--- Start WORKING DATA ---

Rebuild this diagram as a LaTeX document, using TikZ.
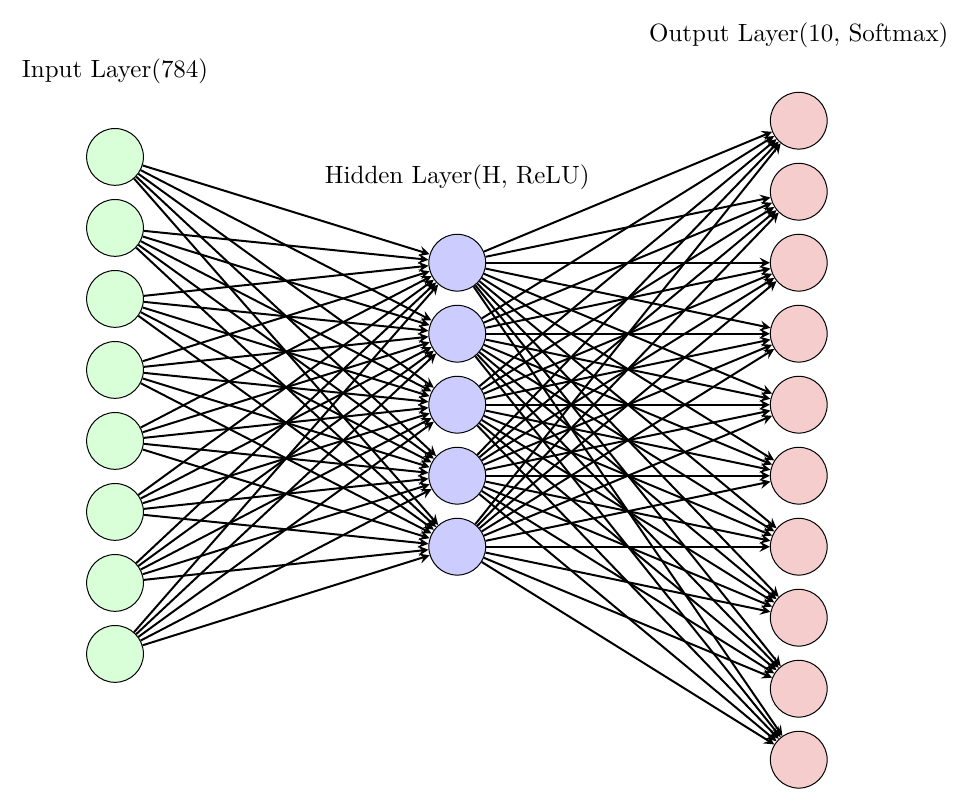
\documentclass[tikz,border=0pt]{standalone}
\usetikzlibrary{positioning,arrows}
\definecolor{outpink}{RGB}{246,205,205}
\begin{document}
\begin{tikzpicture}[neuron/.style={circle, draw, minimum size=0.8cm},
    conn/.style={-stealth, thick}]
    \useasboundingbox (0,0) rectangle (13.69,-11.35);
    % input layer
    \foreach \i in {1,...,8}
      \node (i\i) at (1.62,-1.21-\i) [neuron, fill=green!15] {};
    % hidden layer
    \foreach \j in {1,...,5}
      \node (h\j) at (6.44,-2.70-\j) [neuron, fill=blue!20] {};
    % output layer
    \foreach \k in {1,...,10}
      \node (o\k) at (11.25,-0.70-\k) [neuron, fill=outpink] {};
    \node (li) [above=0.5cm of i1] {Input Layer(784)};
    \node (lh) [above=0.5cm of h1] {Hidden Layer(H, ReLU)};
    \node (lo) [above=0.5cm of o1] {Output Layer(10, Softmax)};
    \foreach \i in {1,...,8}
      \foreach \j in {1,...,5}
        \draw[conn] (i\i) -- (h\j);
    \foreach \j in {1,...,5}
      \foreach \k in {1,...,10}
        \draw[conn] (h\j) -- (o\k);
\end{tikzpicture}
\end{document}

--- End WORKING DATA ---
--- Start WORKING DATA ---

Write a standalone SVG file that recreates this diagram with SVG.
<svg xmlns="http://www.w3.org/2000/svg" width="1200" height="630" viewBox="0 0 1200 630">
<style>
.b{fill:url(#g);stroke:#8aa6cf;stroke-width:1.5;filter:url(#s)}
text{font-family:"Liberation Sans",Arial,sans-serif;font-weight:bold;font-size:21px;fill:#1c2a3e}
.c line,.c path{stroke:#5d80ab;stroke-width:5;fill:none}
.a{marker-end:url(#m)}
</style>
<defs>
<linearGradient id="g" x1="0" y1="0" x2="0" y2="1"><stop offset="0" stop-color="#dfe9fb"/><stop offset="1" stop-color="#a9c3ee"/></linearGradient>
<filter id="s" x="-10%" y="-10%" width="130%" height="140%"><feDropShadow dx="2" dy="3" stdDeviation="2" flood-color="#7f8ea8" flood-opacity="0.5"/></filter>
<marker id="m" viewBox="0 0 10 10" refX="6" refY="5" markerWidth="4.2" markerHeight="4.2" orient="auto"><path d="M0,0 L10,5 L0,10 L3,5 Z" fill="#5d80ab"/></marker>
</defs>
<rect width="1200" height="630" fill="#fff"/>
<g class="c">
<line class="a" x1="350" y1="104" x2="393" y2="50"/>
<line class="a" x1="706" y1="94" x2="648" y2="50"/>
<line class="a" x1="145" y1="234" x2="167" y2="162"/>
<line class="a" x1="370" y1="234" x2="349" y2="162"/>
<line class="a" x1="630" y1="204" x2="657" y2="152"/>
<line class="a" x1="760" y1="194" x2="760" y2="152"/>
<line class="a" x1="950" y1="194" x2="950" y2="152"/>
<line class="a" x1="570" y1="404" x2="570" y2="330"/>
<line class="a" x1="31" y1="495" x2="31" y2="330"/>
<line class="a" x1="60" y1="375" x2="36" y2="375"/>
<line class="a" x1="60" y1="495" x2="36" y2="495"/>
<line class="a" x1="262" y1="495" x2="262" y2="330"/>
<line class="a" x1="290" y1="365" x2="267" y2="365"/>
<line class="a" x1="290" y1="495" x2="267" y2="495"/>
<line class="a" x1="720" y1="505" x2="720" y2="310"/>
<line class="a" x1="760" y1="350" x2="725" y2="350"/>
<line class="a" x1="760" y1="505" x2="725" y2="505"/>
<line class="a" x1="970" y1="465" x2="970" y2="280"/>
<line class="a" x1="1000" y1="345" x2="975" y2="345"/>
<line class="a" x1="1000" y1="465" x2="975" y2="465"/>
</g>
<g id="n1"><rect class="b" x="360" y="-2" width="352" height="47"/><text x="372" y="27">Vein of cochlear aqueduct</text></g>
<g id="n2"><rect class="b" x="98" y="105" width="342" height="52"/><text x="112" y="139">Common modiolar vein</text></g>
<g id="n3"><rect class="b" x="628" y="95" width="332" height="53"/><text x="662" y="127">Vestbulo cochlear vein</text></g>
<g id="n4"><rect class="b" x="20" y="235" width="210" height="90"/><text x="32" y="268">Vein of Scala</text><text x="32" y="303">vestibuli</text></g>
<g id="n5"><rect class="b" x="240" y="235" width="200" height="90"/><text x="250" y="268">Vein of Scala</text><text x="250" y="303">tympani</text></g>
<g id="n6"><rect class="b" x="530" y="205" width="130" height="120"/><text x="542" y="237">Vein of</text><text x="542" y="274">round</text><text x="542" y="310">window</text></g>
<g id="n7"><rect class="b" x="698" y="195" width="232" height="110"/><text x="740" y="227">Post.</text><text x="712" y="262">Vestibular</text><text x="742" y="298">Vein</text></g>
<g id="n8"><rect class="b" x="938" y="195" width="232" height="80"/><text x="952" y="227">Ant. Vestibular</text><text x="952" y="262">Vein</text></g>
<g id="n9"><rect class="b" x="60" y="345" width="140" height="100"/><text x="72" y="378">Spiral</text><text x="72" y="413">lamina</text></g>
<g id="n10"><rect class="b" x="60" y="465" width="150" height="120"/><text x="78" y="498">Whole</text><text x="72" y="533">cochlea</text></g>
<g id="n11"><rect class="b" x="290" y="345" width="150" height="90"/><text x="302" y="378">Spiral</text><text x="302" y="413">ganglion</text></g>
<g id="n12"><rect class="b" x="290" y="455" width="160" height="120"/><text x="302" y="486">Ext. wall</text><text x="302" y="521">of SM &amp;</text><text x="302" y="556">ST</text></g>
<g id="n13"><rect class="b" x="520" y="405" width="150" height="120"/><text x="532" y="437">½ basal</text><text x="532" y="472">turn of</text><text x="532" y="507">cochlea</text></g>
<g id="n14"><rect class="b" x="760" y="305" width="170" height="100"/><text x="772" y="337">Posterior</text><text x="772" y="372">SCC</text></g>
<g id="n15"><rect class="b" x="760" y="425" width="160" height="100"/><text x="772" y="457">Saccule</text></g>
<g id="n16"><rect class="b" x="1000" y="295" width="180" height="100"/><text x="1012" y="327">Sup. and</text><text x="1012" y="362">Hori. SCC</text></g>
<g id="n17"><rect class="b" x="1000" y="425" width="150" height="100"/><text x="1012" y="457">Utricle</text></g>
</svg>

--- End WORKING DATA ---
--- Start WORKING DATA ---

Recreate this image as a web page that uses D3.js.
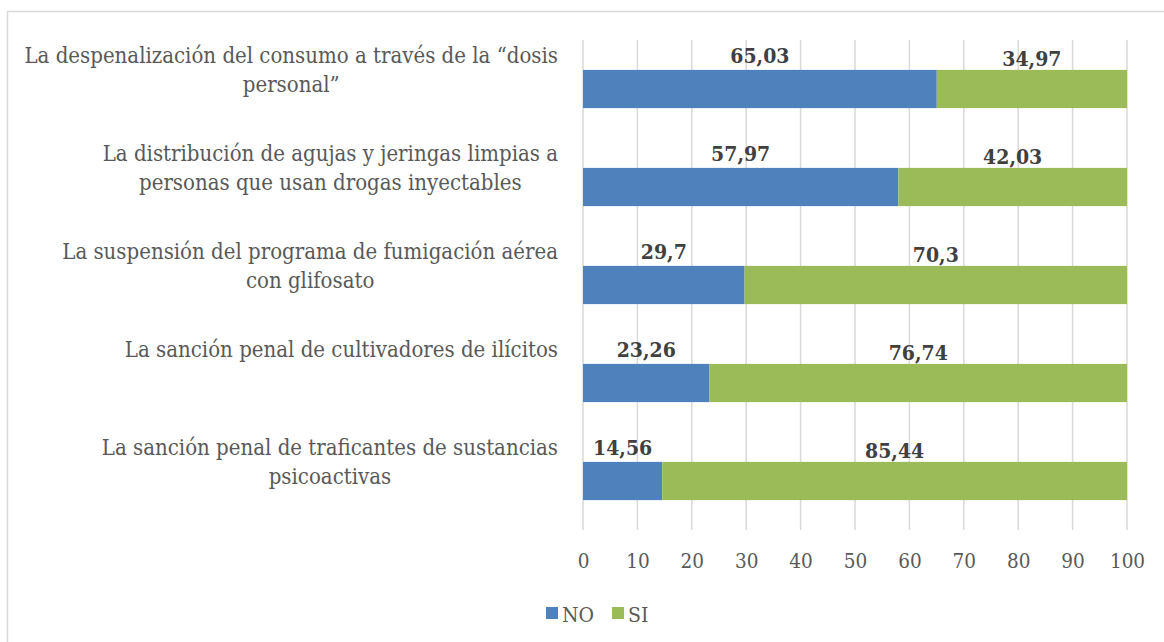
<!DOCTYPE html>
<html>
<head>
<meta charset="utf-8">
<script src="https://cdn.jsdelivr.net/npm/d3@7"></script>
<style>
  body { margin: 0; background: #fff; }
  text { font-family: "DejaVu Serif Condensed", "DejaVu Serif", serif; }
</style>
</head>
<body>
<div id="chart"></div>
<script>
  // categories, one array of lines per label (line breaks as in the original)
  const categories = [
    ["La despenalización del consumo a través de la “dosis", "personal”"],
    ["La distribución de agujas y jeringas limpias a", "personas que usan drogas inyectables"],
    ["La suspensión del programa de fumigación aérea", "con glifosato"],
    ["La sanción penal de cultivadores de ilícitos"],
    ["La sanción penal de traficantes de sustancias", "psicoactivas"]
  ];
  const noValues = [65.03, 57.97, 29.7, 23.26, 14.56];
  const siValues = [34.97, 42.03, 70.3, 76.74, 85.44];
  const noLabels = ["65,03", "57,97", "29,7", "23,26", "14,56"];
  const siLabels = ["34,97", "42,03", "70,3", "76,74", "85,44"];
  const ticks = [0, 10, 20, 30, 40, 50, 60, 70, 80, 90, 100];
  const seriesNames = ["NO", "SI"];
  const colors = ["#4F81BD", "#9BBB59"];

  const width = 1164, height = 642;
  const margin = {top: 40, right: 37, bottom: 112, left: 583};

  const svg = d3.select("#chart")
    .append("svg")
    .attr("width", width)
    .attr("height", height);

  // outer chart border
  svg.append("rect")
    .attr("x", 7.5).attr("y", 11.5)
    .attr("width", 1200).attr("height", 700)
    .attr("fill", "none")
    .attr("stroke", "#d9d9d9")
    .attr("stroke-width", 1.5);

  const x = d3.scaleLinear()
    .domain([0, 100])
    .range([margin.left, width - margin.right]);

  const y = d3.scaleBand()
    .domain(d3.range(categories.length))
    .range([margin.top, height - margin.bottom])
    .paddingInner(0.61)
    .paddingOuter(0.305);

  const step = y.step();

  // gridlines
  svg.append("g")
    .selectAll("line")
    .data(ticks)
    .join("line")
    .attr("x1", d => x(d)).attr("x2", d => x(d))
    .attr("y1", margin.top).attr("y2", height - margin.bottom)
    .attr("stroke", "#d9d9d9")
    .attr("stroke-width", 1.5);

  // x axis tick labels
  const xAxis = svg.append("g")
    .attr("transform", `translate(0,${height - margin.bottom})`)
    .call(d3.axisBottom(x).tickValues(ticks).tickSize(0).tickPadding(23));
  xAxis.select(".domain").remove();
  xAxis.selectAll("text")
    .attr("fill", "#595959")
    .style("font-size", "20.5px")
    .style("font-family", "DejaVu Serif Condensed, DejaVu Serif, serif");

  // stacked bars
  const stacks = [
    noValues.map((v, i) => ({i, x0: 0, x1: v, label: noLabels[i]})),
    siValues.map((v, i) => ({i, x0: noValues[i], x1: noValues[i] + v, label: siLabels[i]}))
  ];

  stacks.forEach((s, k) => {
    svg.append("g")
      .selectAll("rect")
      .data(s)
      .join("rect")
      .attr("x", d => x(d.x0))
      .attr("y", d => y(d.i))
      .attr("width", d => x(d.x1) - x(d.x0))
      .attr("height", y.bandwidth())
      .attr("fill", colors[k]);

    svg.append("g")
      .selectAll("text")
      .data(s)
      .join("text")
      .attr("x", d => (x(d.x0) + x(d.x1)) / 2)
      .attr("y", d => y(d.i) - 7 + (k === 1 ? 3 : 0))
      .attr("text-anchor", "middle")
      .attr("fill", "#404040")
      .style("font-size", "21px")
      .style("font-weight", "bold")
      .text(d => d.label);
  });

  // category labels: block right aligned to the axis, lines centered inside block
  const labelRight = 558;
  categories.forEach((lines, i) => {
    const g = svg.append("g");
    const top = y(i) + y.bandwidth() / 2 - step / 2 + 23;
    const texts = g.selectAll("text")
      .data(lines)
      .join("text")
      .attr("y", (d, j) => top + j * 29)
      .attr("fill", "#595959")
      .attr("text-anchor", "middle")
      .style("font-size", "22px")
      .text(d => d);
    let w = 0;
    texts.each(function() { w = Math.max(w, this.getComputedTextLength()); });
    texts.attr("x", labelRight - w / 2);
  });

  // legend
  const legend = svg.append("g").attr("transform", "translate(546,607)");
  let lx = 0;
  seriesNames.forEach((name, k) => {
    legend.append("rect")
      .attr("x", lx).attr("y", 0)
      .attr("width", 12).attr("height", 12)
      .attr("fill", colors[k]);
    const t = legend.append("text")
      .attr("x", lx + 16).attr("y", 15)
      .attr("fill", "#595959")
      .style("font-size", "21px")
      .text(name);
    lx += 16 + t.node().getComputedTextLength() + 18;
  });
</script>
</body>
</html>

--- End WORKING DATA ---

EXERCISE DIRECTIONS> How many lines in these entries contain the string "standalone"? State the number and nothing more.

SOLUTION FOR THIS TASK> 2